= Ingmar Piano Duo =

Ingmar Piano Duo is a pianistic duo (two pianos) founded by Serbian pianists and piano professors Slobodanka Stevic and Aleksandar Gligic in 2005. Duo's first musical cd edition was published by Austrian piano manufacturer Wendl & Lung in Vienna, presenting works by Piazzolla, Barber and Kovacevic. Ingmar Piano Duo was invited to and performed at World Piano Conference EPTA 2009, playing Symphonic Dances (two piano edition) by Sergei Rachmaninoff.

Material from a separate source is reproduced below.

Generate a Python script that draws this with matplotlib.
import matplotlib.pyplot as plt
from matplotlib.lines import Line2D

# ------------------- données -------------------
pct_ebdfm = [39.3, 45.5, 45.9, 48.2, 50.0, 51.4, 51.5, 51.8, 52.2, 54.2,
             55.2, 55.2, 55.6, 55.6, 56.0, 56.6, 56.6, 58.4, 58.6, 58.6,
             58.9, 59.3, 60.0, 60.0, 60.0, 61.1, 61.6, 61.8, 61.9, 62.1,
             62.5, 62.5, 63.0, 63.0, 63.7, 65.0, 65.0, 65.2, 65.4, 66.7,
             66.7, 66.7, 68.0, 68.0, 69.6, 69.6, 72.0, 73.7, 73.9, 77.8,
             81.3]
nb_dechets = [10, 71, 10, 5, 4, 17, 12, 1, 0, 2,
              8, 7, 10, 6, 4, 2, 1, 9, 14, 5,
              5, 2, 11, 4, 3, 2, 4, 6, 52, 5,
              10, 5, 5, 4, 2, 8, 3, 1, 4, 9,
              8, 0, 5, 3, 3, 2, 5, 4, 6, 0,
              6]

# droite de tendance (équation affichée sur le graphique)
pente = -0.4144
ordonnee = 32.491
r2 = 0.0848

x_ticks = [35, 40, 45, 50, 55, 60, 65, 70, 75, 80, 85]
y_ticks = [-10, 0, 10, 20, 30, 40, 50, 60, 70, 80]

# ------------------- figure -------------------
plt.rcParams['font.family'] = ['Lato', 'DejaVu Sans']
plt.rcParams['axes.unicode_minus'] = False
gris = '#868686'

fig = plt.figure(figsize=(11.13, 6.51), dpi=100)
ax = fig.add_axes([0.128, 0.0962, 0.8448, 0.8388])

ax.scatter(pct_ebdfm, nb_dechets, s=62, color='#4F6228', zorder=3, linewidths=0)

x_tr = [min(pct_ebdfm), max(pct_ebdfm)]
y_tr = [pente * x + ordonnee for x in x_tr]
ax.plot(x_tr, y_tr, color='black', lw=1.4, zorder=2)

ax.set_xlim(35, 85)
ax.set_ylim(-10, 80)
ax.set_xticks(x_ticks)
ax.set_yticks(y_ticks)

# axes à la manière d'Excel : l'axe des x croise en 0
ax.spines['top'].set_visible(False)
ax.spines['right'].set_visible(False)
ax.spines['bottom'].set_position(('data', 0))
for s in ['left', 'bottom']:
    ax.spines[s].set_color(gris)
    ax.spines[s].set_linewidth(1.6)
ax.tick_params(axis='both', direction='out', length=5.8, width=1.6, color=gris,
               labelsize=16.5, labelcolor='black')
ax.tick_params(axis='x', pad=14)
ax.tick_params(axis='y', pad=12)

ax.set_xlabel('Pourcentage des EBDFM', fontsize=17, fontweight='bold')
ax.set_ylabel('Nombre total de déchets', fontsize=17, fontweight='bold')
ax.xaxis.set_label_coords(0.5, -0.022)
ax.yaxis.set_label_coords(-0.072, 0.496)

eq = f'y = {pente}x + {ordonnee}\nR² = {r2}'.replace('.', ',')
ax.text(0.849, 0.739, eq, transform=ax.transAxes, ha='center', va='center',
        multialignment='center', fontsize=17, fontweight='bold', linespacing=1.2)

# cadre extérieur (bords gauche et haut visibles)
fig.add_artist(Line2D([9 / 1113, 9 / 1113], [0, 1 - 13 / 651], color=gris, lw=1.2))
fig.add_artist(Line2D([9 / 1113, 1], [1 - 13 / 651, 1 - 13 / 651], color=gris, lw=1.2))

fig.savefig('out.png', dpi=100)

As a result of this notable success, an invitation was forwarded to the Duo to compete at 19th International Piano Competition ROMA 2009 in Rome, Italy, where they were announced winners of the piano duo category, winning as well special award of Sergio Calligaris, for best performance of a work by this Italian contemporary composer. Ingmar Piano Duo has shown a tendency to give a world premiere performance of works by contemporary composers (Vrebalov, Mudi). Ingmar Piano Duo has recorded for Musical Archives of Radio-Television of Vojvodina pieces by Wolfgang Amadeus Mozart, Maurice Ravel, Aleksandra Vrebalov and Sergio Calligaris. In 2010, the Duo qualified for semi-final round at the World Piano Competition in San Marino, entering the circle of 12 best piano duos from over a hundred that applied for the competition.